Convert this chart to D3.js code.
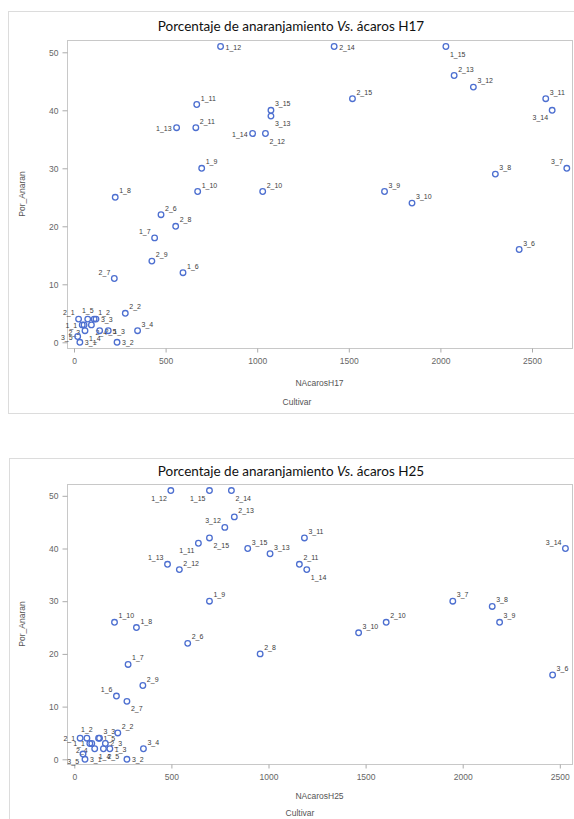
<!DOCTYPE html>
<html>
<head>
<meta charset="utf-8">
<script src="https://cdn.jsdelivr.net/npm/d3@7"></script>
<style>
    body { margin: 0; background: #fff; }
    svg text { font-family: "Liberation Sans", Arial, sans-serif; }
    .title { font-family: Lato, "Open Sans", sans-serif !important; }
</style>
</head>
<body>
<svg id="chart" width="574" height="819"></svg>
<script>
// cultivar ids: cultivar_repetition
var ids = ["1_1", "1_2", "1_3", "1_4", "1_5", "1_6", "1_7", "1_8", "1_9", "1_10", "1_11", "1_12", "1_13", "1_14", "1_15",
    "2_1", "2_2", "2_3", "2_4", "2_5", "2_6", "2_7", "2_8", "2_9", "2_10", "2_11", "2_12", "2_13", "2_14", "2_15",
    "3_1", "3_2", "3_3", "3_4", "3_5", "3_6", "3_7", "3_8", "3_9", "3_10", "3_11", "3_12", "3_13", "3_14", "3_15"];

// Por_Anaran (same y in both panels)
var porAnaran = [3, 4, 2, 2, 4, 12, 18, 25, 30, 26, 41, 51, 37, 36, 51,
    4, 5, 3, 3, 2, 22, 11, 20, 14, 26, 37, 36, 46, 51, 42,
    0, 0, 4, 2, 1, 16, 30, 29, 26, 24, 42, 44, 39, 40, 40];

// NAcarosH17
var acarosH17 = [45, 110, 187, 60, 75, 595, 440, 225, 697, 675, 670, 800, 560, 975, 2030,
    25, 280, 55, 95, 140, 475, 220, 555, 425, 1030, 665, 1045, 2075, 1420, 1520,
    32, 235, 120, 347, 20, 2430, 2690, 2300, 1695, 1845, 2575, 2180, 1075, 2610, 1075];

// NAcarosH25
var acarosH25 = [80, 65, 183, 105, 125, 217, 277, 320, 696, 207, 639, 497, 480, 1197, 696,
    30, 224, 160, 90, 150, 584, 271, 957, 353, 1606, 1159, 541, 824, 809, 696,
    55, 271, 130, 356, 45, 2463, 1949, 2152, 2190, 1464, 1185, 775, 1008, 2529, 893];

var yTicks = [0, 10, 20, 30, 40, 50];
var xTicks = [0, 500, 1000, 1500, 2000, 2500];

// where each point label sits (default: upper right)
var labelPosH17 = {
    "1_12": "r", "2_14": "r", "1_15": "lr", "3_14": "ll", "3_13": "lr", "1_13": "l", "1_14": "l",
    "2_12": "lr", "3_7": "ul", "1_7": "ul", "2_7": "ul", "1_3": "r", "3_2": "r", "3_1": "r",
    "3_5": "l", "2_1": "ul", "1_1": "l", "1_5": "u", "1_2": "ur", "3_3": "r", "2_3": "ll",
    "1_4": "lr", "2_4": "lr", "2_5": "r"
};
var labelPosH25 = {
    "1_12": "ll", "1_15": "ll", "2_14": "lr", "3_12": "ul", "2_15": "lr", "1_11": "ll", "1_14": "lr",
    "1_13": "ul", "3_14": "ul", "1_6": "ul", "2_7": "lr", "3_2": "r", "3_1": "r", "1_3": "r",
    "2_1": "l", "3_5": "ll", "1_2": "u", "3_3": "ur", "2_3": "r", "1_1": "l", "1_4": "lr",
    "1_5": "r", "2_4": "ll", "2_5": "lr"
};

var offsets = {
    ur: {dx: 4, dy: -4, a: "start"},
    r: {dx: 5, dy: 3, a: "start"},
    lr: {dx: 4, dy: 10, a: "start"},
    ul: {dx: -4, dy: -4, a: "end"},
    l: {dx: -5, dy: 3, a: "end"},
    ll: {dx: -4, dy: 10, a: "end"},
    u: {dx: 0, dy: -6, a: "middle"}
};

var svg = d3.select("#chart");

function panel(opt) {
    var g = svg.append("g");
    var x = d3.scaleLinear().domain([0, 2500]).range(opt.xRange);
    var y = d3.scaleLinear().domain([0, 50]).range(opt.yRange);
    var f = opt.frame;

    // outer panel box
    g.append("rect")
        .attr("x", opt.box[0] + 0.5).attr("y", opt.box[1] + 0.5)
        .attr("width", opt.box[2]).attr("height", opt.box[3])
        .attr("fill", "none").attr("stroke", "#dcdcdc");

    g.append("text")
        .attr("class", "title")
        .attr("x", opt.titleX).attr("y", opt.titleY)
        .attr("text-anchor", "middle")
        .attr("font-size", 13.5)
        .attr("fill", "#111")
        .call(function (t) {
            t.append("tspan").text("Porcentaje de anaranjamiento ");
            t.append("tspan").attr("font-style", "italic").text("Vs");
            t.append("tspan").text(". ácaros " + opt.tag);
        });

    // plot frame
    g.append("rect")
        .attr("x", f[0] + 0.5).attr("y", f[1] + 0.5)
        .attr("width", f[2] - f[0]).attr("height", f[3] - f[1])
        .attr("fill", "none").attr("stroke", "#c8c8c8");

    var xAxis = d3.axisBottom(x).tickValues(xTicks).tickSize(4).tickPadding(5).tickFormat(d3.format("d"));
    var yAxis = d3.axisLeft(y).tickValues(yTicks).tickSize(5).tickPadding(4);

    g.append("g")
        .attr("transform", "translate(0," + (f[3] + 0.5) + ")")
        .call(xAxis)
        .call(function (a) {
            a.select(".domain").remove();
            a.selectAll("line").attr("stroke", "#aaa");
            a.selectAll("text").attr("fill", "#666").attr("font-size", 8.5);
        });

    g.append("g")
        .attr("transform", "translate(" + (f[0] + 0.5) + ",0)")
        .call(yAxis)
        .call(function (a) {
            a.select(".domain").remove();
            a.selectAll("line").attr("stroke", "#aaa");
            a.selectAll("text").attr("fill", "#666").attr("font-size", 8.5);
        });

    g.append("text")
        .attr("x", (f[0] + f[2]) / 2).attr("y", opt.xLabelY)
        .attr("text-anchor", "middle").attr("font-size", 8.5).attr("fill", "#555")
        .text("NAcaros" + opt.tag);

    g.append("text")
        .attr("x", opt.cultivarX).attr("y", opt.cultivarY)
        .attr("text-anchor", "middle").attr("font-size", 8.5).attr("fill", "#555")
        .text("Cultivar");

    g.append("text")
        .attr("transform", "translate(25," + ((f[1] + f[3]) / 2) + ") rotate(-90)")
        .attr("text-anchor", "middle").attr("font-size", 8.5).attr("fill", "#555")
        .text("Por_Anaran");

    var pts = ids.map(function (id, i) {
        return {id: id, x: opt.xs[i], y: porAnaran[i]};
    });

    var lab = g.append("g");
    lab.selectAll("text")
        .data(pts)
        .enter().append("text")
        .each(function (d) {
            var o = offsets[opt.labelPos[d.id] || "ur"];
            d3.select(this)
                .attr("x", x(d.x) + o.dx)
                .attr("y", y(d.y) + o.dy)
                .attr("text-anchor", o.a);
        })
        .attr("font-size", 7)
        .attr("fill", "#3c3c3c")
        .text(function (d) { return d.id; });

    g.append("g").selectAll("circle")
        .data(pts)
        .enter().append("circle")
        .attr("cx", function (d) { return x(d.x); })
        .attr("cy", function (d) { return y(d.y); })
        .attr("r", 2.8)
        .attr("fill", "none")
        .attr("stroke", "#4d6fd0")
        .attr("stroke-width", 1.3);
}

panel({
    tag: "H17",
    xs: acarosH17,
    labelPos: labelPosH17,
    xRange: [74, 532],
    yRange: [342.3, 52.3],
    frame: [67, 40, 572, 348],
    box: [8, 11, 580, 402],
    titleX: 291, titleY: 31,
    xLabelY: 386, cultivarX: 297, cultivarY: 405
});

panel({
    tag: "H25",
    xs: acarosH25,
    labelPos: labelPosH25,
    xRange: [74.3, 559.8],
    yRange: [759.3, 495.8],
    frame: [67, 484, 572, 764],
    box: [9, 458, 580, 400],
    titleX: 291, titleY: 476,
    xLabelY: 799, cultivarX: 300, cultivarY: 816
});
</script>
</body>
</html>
*****
* Exercise task:
The lines from the top of the data above through the one holding "var xTicks = [0, 500, 1000, 1500, 2000, 2500];" are to be repeated exactly, and only those, with no pictures.

* The reply:
Convert this chart to D3.js code.
<!DOCTYPE html>
<html>
<head>
<meta charset="utf-8">
<script src="https://cdn.jsdelivr.net/npm/d3@7"></script>
<style>
    body { margin: 0; background: #fff; }
    svg text { font-family: "Liberation Sans", Arial, sans-serif; }
    .title { font-family: Lato, "Open Sans", sans-serif !important; }
</style>
</head>
<body>
<svg id="chart" width="574" height="819"></svg>
<script>
// cultivar ids: cultivar_repetition
var ids = ["1_1", "1_2", "1_3", "1_4", "1_5", "1_6", "1_7", "1_8", "1_9", "1_10", "1_11", "1_12", "1_13", "1_14", "1_15",
    "2_1", "2_2", "2_3", "2_4", "2_5", "2_6", "2_7", "2_8", "2_9", "2_10", "2_11", "2_12", "2_13", "2_14", "2_15",
    "3_1", "3_2", "3_3", "3_4", "3_5", "3_6", "3_7", "3_8", "3_9", "3_10", "3_11", "3_12", "3_13", "3_14", "3_15"];

// Por_Anaran (same y in both panels)
var porAnaran = [3, 4, 2, 2, 4, 12, 18, 25, 30, 26, 41, 51, 37, 36, 51,
    4, 5, 3, 3, 2, 22, 11, 20, 14, 26, 37, 36, 46, 51, 42,
    0, 0, 4, 2, 1, 16, 30, 29, 26, 24, 42, 44, 39, 40, 40];

// NAcarosH17
var acarosH17 = [45, 110, 187, 60, 75, 595, 440, 225, 697, 675, 670, 800, 560, 975, 2030,
    25, 280, 55, 95, 140, 475, 220, 555, 425, 1030, 665, 1045, 2075, 1420, 1520,
    32, 235, 120, 347, 20, 2430, 2690, 2300, 1695, 1845, 2575, 2180, 1075, 2610, 1075];

// NAcarosH25
var acarosH25 = [80, 65, 183, 105, 125, 217, 277, 320, 696, 207, 639, 497, 480, 1197, 696,
    30, 224, 160, 90, 150, 584, 271, 957, 353, 1606, 1159, 541, 824, 809, 696,
    55, 271, 130, 356, 45, 2463, 1949, 2152, 2190, 1464, 1185, 775, 1008, 2529, 893];

var yTicks = [0, 10, 20, 30, 40, 50];
var xTicks = [0, 500, 1000, 1500, 2000, 2500];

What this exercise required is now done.